24 April 2012

Gummi Bears

Gummi bears. Bright-squishy sweetness exploding in your mouth, setting your senses tingling. (Or else, artificially-coloured sugariness sticking to your teeth, setting your cavities screaming, as it were. But that's beside the point, for now.) Okay, confession time: I have an addiction to gummi candies. If there are some in the house, I'll eat them, even to the point of making myself sick. Twelve-Step, anyone?

So I was looking it up online (I had to find out the correct spelling: gummibears, gummi bears, gummy bears?), and the wikipedia has this to say: "A gummi bear (also spelled as gummy bear) is a small, rubbery-textured confectionery, similar to a jelly baby in English-speaking countries." Rubbery-textured? Excuse me? That soft-squishy, melt-in-your-mouth consistency? That's not rubbery! Not when it's fresh, anyway. But then, actually, "Gummi" does mean "rubber", so I suppose Mr Hans Riegel of Bonn would concur, he who invented and named the first and still best variety of gummi bears (get it? HAns RIegel BOnn. Haribo.).

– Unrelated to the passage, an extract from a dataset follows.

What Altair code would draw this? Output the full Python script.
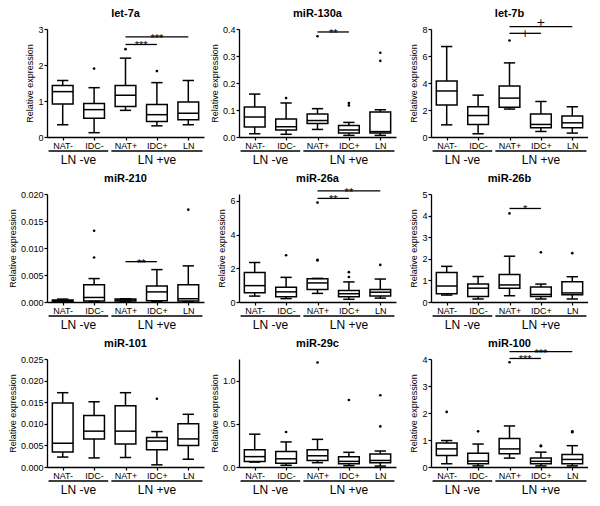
import json
import altair as alt
import pandas as pd

CATEGORIES = ["NAT-", "IDC-", "NAT+", "IDC+", "LN"]
GROUP_NAMES = ["LN -ve", "LN +ve"]
GROUP_SPANS = [(0, 1), (2, 4)]  # first / last category index of each group

TITLES = ["let-7a", "miR-130a", "let-7b", "miR-210", "miR-26a", "miR-26b",
          "miR-101", "miR-29c", "miR-100"]

# [lower whisker, Q1, median, Q3, upper whisker] for NAT-, IDC-, NAT+, IDC+, LN
BOX_LET7A = [[0.34, 0.92, 1.26, 1.43, 1.57], [0.12, 0.52, 0.76, 0.93, 1.37],
             [0.74, 0.85, 1.16, 1.43, 2.19], [0.31, 0.43, 0.62, 0.90, 1.51],
             [0.34, 0.48, 0.66, 0.97, 1.57]]
BOX_MIR130A = [[0.012, 0.037, 0.074, 0.111, 0.159], [0.010, 0.026, 0.038, 0.067, 0.126],
               [0.028, 0.050, 0.061, 0.085, 0.105], [0.006, 0.015, 0.026, 0.043, 0.054],
               [0.006, 0.015, 0.020, 0.093, 0.101]]
BOX_LET7B = [[0.90, 2.37, 3.41, 4.15, 6.70], [0.24, 0.93, 1.59, 2.24, 3.10],
             [2.07, 2.20, 2.88, 3.78, 5.49], [0.41, 0.68, 0.93, 1.71, 2.63],
             [0.29, 0.68, 1.05, 1.56, 2.24]]
BOX_MIR210 = [[0.00006, 0.00012, 0.00024, 0.00036, 0.00054],
              [0.00010, 0.00018, 0.00084, 0.00320, 0.00434],
              [0.00006, 0.00018, 0.00036, 0.00054, 0.00060],
              [0.00006, 0.00024, 0.00187, 0.00295, 0.00600],
              [0.00006, 0.00018, 0.00060, 0.00320, 0.00669]]
BOX_MIR26A = [[0.35, 0.55, 0.97, 1.75, 2.34], [0.20, 0.31, 0.60, 0.88, 1.46],
              [0.51, 0.74, 1.13, 1.38, 1.40], [0.16, 0.31, 0.49, 0.68, 1.19],
              [0.23, 0.35, 0.58, 0.74, 1.36]]
BOX_MIR26B = [[0.32, 0.38, 0.74, 1.36, 1.65], [0.14, 0.26, 0.64, 0.83, 1.18],
              [0.29, 0.64, 0.79, 1.27, 2.12], [0.14, 0.26, 0.35, 0.70, 0.83],
              [0.14, 0.33, 0.42, 0.94, 1.17]]
BOX_MIR101 = [[0.0023, 0.0035, 0.0055, 0.0148, 0.0172], [0.0021, 0.0065, 0.0083, 0.0119, 0.0151],
              [0.0022, 0.0053, 0.0083, 0.0142, 0.0172], [0.0005, 0.0040, 0.0060, 0.0068, 0.0082],
              [0.0018, 0.0050, 0.0065, 0.0100, 0.0122]]
BOX_MIR29C = [[0.057, 0.065, 0.12, 0.20, 0.38], [0.020, 0.042, 0.095, 0.18, 0.29],
              [0.050, 0.076, 0.13, 0.20, 0.32], [0.015, 0.038, 0.065, 0.12, 0.17],
              [0.011, 0.050, 0.076, 0.15, 0.185]]
BOX_MIR100 = [[0.12, 0.43, 0.67, 0.89, 0.98], [0.04, 0.12, 0.22, 0.51, 0.85],
              [0.33, 0.49, 0.67, 1.06, 1.52], [0.04, 0.12, 0.21, 0.33, 0.55],
              [0.04, 0.12, 0.28, 0.46, 0.79]]

# outliers per category
OUT_LET7A = [[], [1.9], [2.44], [1.83], []]
OUT_MIR130A = [[], [0.144], [0.373], [0.117, 0.126], [0.282, 0.312]]
OUT_LET7B = [[], [], [7.15], [], []]
OUT_MIR210 = [[], [0.00825, 0.0132], [], [], [0.0171]]
OUT_MIR26A = [[], [2.77], [2.46, 2.50, 5.89], [1.48, 1.77], [2.2]]
OUT_MIR26B = [[], [], [4.1], [2.3], [2.26]]
OUT_MIR101 = [[], [], [], [0.0158], []]
OUT_MIR29C = [[], [0.405], [1.21], [0.775], [0.47, 0.83]]
OUT_MIR100 = [[2.04], [1.32], [3.88], [0.77, 0.79], [1.29, 1.32]]

# significance bars: (from category, to category, height, symbol, symbol placement)
SIG_LET7A = [(2, 3, 2.57, "***", "above"), (2, 4, 2.78, "***", "above")]
SIG_MIR130A = [(2, 3, 0.389, "**", "above")]
SIG_LET7B = [(2, 4, 8.17, "+", "above"), (2, 3, 7.68, "+", "on")]
SIG_MIR210 = [(2, 3, 0.00747, "**", "above")]
SIG_MIR26A = [(2, 3, 6.14, "**", "above"), (2, 4, 6.59, "**", "above")]
SIG_MIR26B = [(2, 3, 4.33, "*", "above")]
SIG_MIR101 = []
SIG_MIR29C = []
SIG_MIR100 = [(2, 3, 4.02, "***", "above"), (2, 4, 4.27, "***", "above")]

Y_MAX = [3, 0.4, 8, 0.02, 6.4, 5, 0.025, 1.25, 4]
Y_TICKS = [[0, 1, 2, 3], [0, 0.1, 0.2, 0.3, 0.4], [0, 2, 4, 6, 8],
           [0, 0.005, 0.01, 0.015, 0.02], [0, 2, 4, 6], [0, 1, 2, 3, 4, 5],
           [0, 0.005, 0.01, 0.015, 0.02, 0.025], [0, 0.5, 1.0], [0, 1, 2, 3, 4]]
Y_FORMAT = ["d", ".1f", "d", ".3f", "d", "d", ".3f", ".1f", "d"]

BOXES = [BOX_LET7A, BOX_MIR130A, BOX_LET7B, BOX_MIR210, BOX_MIR26A, BOX_MIR26B,
         BOX_MIR101, BOX_MIR29C, BOX_MIR100]
OUTS = [OUT_LET7A, OUT_MIR130A, OUT_LET7B, OUT_MIR210, OUT_MIR26A, OUT_MIR26B,
        OUT_MIR101, OUT_MIR29C, OUT_MIR100]
SIGS = [SIG_LET7A, SIG_MIR130A, SIG_LET7B, SIG_MIR210, SIG_MIR26A, SIG_MIR26B,
        SIG_MIR101, SIG_MIR29C, SIG_MIR100]

W, H = 157, 108
FONT = "Liberation Sans"
BOX_HALF = 0.33
CAP_HALF = 0.18
LW = 1.5

label_expr = json.dumps(CATEGORIES) + "[datum.value]"


def panel(title, box, outs, sigs, ymax, ticks, fmt):
    xs = alt.Scale(domain=[-0.5, 4.5], nice=False, zero=False)
    ys = alt.Scale(domain=[0, ymax], nice=False, zero=True)
    xaxis = alt.Axis(values=list(range(len(CATEGORIES))), labelExpr=label_expr, title=None,
                     grid=False, tickSize=3, tickColor="black", tickWidth=1.2,
                     domainColor="black", domainWidth=1.3, labelFontSize=9, labelColor="black",
                     labelFont=FONT, labelPadding=1, labelFlush=False, labelOverlap=False,
                     labelAngle=0)
    yaxis = alt.Axis(values=ticks, format=fmt, title="Relative expression", grid=False,
                     tickSize=3, tickColor="black", tickWidth=1.2, domainColor="black",
                     domainWidth=1.3, labelFontSize=9, labelColor="black", labelFont=FONT,
                     labelPadding=1, labelFlush=False, labelOverlap=False,
                     titleFontSize=9, titleFont=FONT, titleFontWeight="normal",
                     titleColor="black", titlePadding=3)

    def X(f):
        return alt.X(f, type="quantitative", scale=xs, axis=xaxis)

    def Y(f):
        return alt.Y(f, type="quantitative", scale=ys, axis=yaxis)

    bdf = pd.DataFrame({
        "i": list(range(len(CATEGORIES))),
        "lo": [b[0] for b in box], "q1": [b[1] for b in box], "med": [b[2] for b in box],
        "q3": [b[3] for b in box], "hi": [b[4] for b in box],
    })
    base = alt.Chart(bdf).transform_calculate(
        xl=f"datum.i - {BOX_HALF}", xr=f"datum.i + {BOX_HALF}",
        cl=f"datum.i - {CAP_HALF}", cr=f"datum.i + {CAP_HALF}")

    layers = []
    layers.append(base.mark_rule(color="black", strokeWidth=LW).encode(
        x=X("i"), y=Y("lo"), y2="hi"))
    layers.append(base.mark_bar(fill="white", stroke="black", strokeWidth=LW).encode(
        x=X("xl"), x2="xr", y=Y("q1"), y2="q3"))
    layers.append(base.mark_rule(color="black", strokeWidth=LW).encode(
        x=X("xl"), x2="xr", y=Y("med")))
    layers.append(base.mark_rule(color="black", strokeWidth=LW).encode(
        x=X("cl"), x2="cr", y=Y("lo")))
    layers.append(base.mark_rule(color="black", strokeWidth=LW).encode(
        x=X("cl"), x2="cr", y=Y("hi")))

    orows = [{"i": i, "v": v} for i, vs in enumerate(outs) for v in vs]
    if orows:
        layers.append(alt.Chart(pd.DataFrame(orows)).mark_circle(
            color="black", size=7, opacity=1).encode(x=X("i"), y=Y("v")))

    if sigs:
        sdf = pd.DataFrame([{"a": a, "b": b, "y": y, "sym": s, "place": p,
                             "mid": (a + b) / 2} for a, b, y, s, p in sigs])
        layers.append(alt.Chart(sdf).mark_rule(color="black", strokeWidth=1.3).encode(
            x=X("a"), x2="b", y=Y("y")))
        for (is_star, place), dy, fs, fnt in [((True, "above"), 5, 11, FONT),
                                              ((False, "above"), -1, 11, "DejaVu Sans"),
                                              ((False, "on"), 4, 11, "DejaVu Sans")]:
            sub = sdf[(sdf["sym"].str.contains(r"\*") == is_star) & (sdf["place"] == place)]
            if len(sub):
                layers.append(alt.Chart(sub).mark_text(
                    font=fnt, fontSize=fs, baseline="alphabetic", dy=dy,
                    color="black").encode(
                    x=X("mid"), y=Y("y"), text="sym:N"))

    gdf = pd.DataFrame({
        "name": GROUP_NAMES,
        "s": [s - 0.45 for s, e in GROUP_SPANS],
        "e": [e + 0.45 for s, e in GROUP_SPANS],
        "mid": [(s + e) / 2 for s, e in GROUP_SPANS],
    })
    layers.append(alt.Chart(gdf).mark_rule(color="black", strokeWidth=1.4).encode(
        x=X("s"), x2="e", y=alt.value(H + 14)))
    layers.append(alt.Chart(gdf).mark_text(font=FONT, fontSize=12, baseline="middle",
                                           color="black").encode(
        x=X("mid"), y=alt.value(H + 23), text="name:N"))

    layers.append(alt.Chart(pd.DataFrame({"t": [title]})).mark_text(
        font=FONT, fontSize=11, fontWeight="bold", baseline="middle", color="black").encode(
        x=alt.value(W / 2), y=alt.value(-15), text="t:N"))

    return alt.layer(*layers).properties(width=W, height=H)


panels = [panel(TITLES[k], BOXES[k], OUTS[k], SIGS[k], Y_MAX[k], Y_TICKS[k], Y_FORMAT[k])
          for k in range(9)]

chart = alt.ConcatChart(
    concat=panels, columns=3, spacing={"row": 57, "column": 35}, bounds="flush",
).properties(padding=0).configure(font=FONT).configure_view(stroke=None)

chart.save("out.html", embed_options={"renderer": "svg", "actions": False})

So then the other day, when I was supposed to be doing research for the term paper I was supposed to be writing (yes, there was a whole lot of supposing going on that day), I was eating those gummi bears you see in that picture here (alas, they are no more), and I started wondering how the gummi confectioners make the little darlin's so perfectly uniform and precisely detailed; you can even see their cute little eyes (just before you decapitate them with one vicious snap of your teeth). I looked it up (that's research, too, isn't it?) and found this perfectly fascinating episode of How It's Made. Turns out the gummies are moulded in cornstarch! Flat trays of cornstarch are printed with bear or worm or cola bottle moulds, then the syrupy gummi goo gets poured into those holes and left to firm up, then it's all dumped out, the cornstarch gets recycled, and the candies go into a tumbler where first the excess cornstarch is tumbled off and then they get coated in mineral oil (uh, yeah. My favourite candies have baby oil on them. Whatever...). So now you know.

Incidentally, if you're into a a bit of macabre gummi bear fun, you can do an amusing little mix-and-match game: you take two or three different colours of gummi bears, bite off the heads and feet, and then reattach them to the different-coloured bodies. VoilĂ , multi-coloured gummi bears. And then you eat them, of course. Whaddaya mean, on a need-to-know basis you didn't need to know about that? (Steve thinks I should stick to eating gummi worms; he finds the thought of my messing about with effigies of bears too disturbing.)

Life, the Universe, and Gummi Bears. Unfortunately, I don't think there's any left over from Easter.